* _Exercise directions_: Each line from the top of the listing through the one holding "plt.rcParams['lines.scale_dashes'] = False" should be restated word for word, with nothing added and no pictures.

====== Provided material

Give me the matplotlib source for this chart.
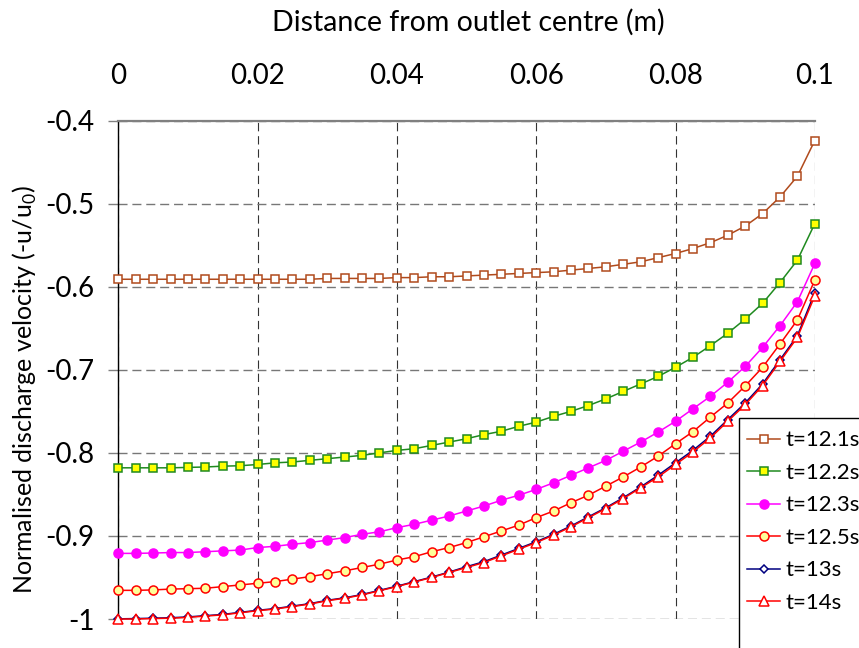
import matplotlib
matplotlib.use("Agg")
import matplotlib.pyplot as plt
from matplotlib.patches import Rectangle

plt.rcParams['font.family'] = ['Lato', 'DejaVu Sans']
plt.rcParams['mathtext.fontset'] = 'custom'
plt.rcParams['mathtext.rm'] = 'Lato'
plt.rcParams['lines.scale_dashes'] = False

# Radial distance from the outlet centre (m)
distance = [0.0, 0.0025, 0.005, 0.0075, 0.01, 0.0125, 0.015, 0.0175, 0.02, 0.0225,
            0.025, 0.0275, 0.03, 0.0325, 0.035, 0.0375, 0.04, 0.0425, 0.045, 0.0475,
            0.05, 0.0525, 0.055, 0.0575, 0.06, 0.0625, 0.065, 0.0675, 0.07, 0.0725,
            0.075, 0.0775, 0.08, 0.0825, 0.085, 0.0875, 0.09, 0.0925, 0.095, 0.0975, 0.1]

# Normalised discharge velocity (-u/u0) at each time
v_12_1 = [-0.591, -0.591, -0.591, -0.591, -0.591, -0.591, -0.591, -0.591, -0.591, -0.591,
          -0.591, -0.591, -0.590, -0.590, -0.590, -0.590, -0.589, -0.589, -0.588, -0.588,
          -0.587, -0.586, -0.585, -0.584, -0.583, -0.582, -0.580, -0.578, -0.576, -0.573,
          -0.570, -0.565, -0.560, -0.554, -0.547, -0.538, -0.527, -0.512, -0.492, -0.467, -0.424]
v_12_2 = [-0.818, -0.818, -0.818, -0.818, -0.8175, -0.817, -0.816, -0.8155, -0.814, -0.812,
          -0.811, -0.809, -0.807, -0.805, -0.803, -0.800, -0.797, -0.795, -0.791, -0.787,
          -0.783, -0.778, -0.774, -0.768, -0.763, -0.756, -0.750, -0.743, -0.735, -0.726,
          -0.717, -0.708, -0.697, -0.685, -0.671, -0.656, -0.639, -0.620, -0.595, -0.568, -0.524]
v_12_3 = [-0.921, -0.921, -0.9206, -0.920, -0.920, -0.919, -0.918, -0.917, -0.914, -0.9125,
          -0.910, -0.908, -0.905, -0.902, -0.898, -0.895, -0.890, -0.886, -0.881, -0.876,
          -0.870, -0.864, -0.857, -0.851, -0.844, -0.836, -0.827, -0.818, -0.809, -0.798,
          -0.787, -0.775, -0.762, -0.747, -0.732, -0.715, -0.696, -0.673, -0.647, -0.618, -0.572]
v_12_5 = [-0.9655, -0.9655, -0.965, -0.964, -0.9635, -0.963, -0.961, -0.959, -0.957, -0.955,
          -0.952, -0.949, -0.9455, -0.942, -0.938, -0.934, -0.929, -0.925, -0.919, -0.914,
          -0.908, -0.901, -0.894, -0.887, -0.878, -0.870, -0.860, -0.851, -0.840, -0.829,
          -0.817, -0.804, -0.789, -0.7745, -0.757, -0.740, -0.7195, -0.697, -0.669, -0.640, -0.592]
v_13 = [-0.9998, -0.9995, -0.999, -0.9985, -0.9975, -0.996, -0.9945, -0.992, -0.9895, -0.9875,
        -0.9845, -0.9815, -0.9775, -0.9745, -0.9705, -0.9655, -0.9605, -0.955, -0.9495, -0.9435,
        -0.937, -0.931, -0.923, -0.915, -0.907, -0.898, -0.888, -0.877, -0.866, -0.854,
        -0.841, -0.827, -0.812, -0.797, -0.780, -0.760, -0.740, -0.717, -0.688, -0.659, -0.607]
v_14 = [-1.000, -1.000, -0.9995, -0.999, -0.998, -0.9965, -0.995, -0.9925, -0.990, -0.988,
        -0.985, -0.982, -0.978, -0.975, -0.971, -0.966, -0.961, -0.9555, -0.950, -0.944,
        -0.938, -0.932, -0.924, -0.916, -0.908, -0.899, -0.889, -0.878, -0.867, -0.855,
        -0.842, -0.829, -0.814, -0.799, -0.782, -0.762, -0.742, -0.719, -0.690, -0.661, -0.611]

series_labels = ['t=12.1s', 't=12.2s', 't=12.3s', 't=12.5s', 't=13s', 't=14s']

x_ticks = [0, 0.02, 0.04, 0.06, 0.08, 0.1]
x_tick_labels = ['0', '0.02', '0.04', '0.06', '0.08', '0.1']
y_ticks = [-1.0, -0.9, -0.8, -0.7, -0.6, -0.5, -0.4]
y_tick_labels = ['-1', '-0.9', '-0.8', '-0.7', '-0.6', '-0.5', '-0.4']

W, H = 859, 648
fig = plt.figure(figsize=(W / 100, H / 100), dpi=100)
ax_l, ax_r, ax_t, ax_b = 118.3, 814.8, 120.6, 619.0
ax = fig.add_axes([ax_l / W, 1 - ax_b / H, (ax_r - ax_l) / W, (ax_b - ax_t) / H])
ax.set_xlim(0, 0.1)
ax.set_ylim(-1.0, -0.4)

styles = [
    dict(color='#B04A1C', marker='s', mfc='white', mec='#B04A1C', ms=6.2),
    dict(color='#1F8A1F', marker='s', mfc='#FFFF00', mec='#1F8A1F', ms=6.2),
    dict(color='#FF00FF', marker='o', mfc='#FF00FF', mec='#FF00FF', ms=6.5),
    dict(color='#FF0000', marker='o', mfc='#FFFF99', mec='#FF0000', ms=6.5),
    dict(color='#000080', marker='D', mfc='white', mec='#000080', ms=4.5),
    dict(color='#FF0000', marker='^', mfc='white', mec='#FF0000', ms=7),
]
for vals, lab, st in zip([v_12_1, v_12_2, v_12_3, v_12_5, v_13, v_14], series_labels, styles):
    ax.plot(distance, vals, label=lab, lw=1.1, mew=1.1, clip_on=False, zorder=3, **st)

# Distance axis on top, dashed grid
ax.xaxis.tick_top()
ax.set_xticks(x_ticks)
ax.set_xticklabels(x_tick_labels)
ax.set_yticks(y_ticks)
ax.set_yticklabels(y_tick_labels)
ax.tick_params(axis='x', length=0, pad=23, labelsize=20)
ax.tick_params(axis='y', length=7, width=1.0, color='#808080', pad=10, labelsize=20)

for s in ['bottom', 'right']:
    ax.spines[s].set_visible(False)
ax.spines['top'].set_color('#808080')
ax.spines['top'].set_linewidth(1.6)
ax.spines['left'].set_color('black')
ax.spines['left'].set_linewidth(1.0)

ax.set_axisbelow(True)
ax.grid(axis='x', color='#333333', lw=0.8, linestyle=(0, (6, 3.5)))
ax.grid(axis='y', color='#777777', lw=1.0, linestyle=(0, (6.5, 3.5)))

fig.text(468 / W, 1 - 22 / H, 'Distance from outlet centre (m)', ha='center', va='center', fontsize=20.5)
fig.text(25 / W, 1 - 390 / H, r'Normalised discharge velocity (-u/u$_\mathrm{0}$)',
         ha='center', va='center', rotation=90, fontsize=18)

# Legend box running off the right and bottom edges of the figure
box_x, box_y = 739.3, 418.3
ax.add_patch(Rectangle((box_x / W, 1 - 720 / H), (940 - box_x) / W, (720 - box_y) / H,
                       transform=fig.transFigure, facecolor='white', edgecolor='black',
                       lw=1.0, clip_on=False, zorder=4))
leg = ax.legend(loc='upper left', bbox_to_anchor=(747.3 / W, 1 - 430.5 / H),
                bbox_transform=fig.transFigure, borderaxespad=0, borderpad=0,
                fontsize=16, frameon=False, handlelength=1.47, handletextpad=0.25,
                labelspacing=0.56)
leg.set_zorder(5)

fig.savefig('out.png', dpi=100)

============

* _The answer_:
Give me the matplotlib source for this chart.
import matplotlib
matplotlib.use("Agg")
import matplotlib.pyplot as plt
from matplotlib.patches import Rectangle

plt.rcParams['font.family'] = ['Lato', 'DejaVu Sans']
plt.rcParams['mathtext.fontset'] = 'custom'
plt.rcParams['mathtext.rm'] = 'Lato'
plt.rcParams['lines.scale_dashes'] = False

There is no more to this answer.